→ Data lines
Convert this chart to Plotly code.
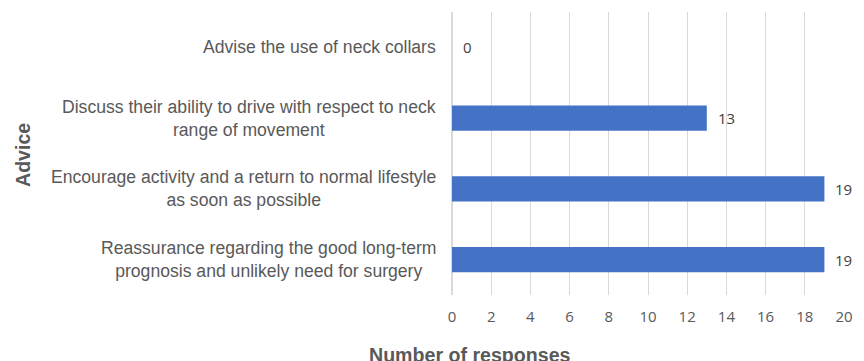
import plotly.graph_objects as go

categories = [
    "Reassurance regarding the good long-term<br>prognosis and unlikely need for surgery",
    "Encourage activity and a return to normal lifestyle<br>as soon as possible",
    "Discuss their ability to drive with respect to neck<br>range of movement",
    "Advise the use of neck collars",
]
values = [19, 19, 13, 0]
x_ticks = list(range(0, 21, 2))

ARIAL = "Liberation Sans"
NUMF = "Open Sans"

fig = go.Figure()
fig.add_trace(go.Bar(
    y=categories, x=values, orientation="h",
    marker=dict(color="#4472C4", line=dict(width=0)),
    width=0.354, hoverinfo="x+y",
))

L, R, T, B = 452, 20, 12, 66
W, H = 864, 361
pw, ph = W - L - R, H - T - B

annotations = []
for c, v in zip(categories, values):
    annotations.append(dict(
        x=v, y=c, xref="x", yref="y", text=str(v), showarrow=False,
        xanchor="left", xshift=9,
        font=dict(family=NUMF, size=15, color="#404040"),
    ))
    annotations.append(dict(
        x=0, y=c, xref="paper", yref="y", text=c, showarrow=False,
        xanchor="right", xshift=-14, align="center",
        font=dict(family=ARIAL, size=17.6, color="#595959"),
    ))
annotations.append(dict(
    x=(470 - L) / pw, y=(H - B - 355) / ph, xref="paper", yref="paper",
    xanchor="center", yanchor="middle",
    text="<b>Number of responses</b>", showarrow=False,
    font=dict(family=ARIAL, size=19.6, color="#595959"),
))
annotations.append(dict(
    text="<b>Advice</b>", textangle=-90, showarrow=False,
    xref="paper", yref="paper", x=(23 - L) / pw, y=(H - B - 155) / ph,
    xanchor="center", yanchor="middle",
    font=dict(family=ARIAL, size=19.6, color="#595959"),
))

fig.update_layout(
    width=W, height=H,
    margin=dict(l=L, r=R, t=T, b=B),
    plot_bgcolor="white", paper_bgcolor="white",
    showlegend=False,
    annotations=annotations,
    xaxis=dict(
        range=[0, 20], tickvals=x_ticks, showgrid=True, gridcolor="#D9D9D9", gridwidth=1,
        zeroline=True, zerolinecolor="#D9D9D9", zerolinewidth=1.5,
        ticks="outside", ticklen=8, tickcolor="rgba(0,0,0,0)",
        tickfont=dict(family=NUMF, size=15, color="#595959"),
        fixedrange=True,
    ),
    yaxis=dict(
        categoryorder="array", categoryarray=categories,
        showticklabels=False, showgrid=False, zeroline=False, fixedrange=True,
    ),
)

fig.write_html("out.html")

→ Exercise details
Extract the full listing exactly, with the pictures left out.

→ Complete output
Convert this chart to Plotly code.
import plotly.graph_objects as go

categories = [
    "Reassurance regarding the good long-term<br>prognosis and unlikely need for surgery",
    "Encourage activity and a return to normal lifestyle<br>as soon as possible",
    "Discuss their ability to drive with respect to neck<br>range of movement",
    "Advise the use of neck collars",
]
values = [19, 19, 13, 0]
x_ticks = list(range(0, 21, 2))

ARIAL = "Liberation Sans"
NUMF = "Open Sans"

fig = go.Figure()
fig.add_trace(go.Bar(
    y=categories, x=values, orientation="h",
    marker=dict(color="#4472C4", line=dict(width=0)),
    width=0.354, hoverinfo="x+y",
))

L, R, T, B = 452, 20, 12, 66
W, H = 864, 361
pw, ph = W - L - R, H - T - B

annotations = []
for c, v in zip(categories, values):
    annotations.append(dict(
        x=v, y=c, xref="x", yref="y", text=str(v), showarrow=False,
        xanchor="left", xshift=9,
        font=dict(family=NUMF, size=15, color="#404040"),
    ))
    annotations.append(dict(
        x=0, y=c, xref="paper", yref="y", text=c, showarrow=False,
        xanchor="right", xshift=-14, align="center",
        font=dict(family=ARIAL, size=17.6, color="#595959"),
    ))
annotations.append(dict(
    x=(470 - L) / pw, y=(H - B - 355) / ph, xref="paper", yref="paper",
    xanchor="center", yanchor="middle",
    text="<b>Number of responses</b>", showarrow=False,
    font=dict(family=ARIAL, size=19.6, color="#595959"),
))
annotations.append(dict(
    text="<b>Advice</b>", textangle=-90, showarrow=False,
    xref="paper", yref="paper", x=(23 - L) / pw, y=(H - B - 155) / ph,
    xanchor="center", yanchor="middle",
    font=dict(family=ARIAL, size=19.6, color="#595959"),
))

fig.update_layout(
    width=W, height=H,
    margin=dict(l=L, r=R, t=T, b=B),
    plot_bgcolor="white", paper_bgcolor="white",
    showlegend=False,
    annotations=annotations,
    xaxis=dict(
        range=[0, 20], tickvals=x_ticks, showgrid=True, gridcolor="#D9D9D9", gridwidth=1,
        zeroline=True, zerolinecolor="#D9D9D9", zerolinewidth=1.5,
        ticks="outside", ticklen=8, tickcolor="rgba(0,0,0,0)",
        tickfont=dict(family=NUMF, size=15, color="#595959"),
        fixedrange=True,
    ),
    yaxis=dict(
        categoryorder="array", categoryarray=categories,
        showticklabels=False, showgrid=False, zeroline=False, fixedrange=True,
    ),
)

fig.write_html("out.html")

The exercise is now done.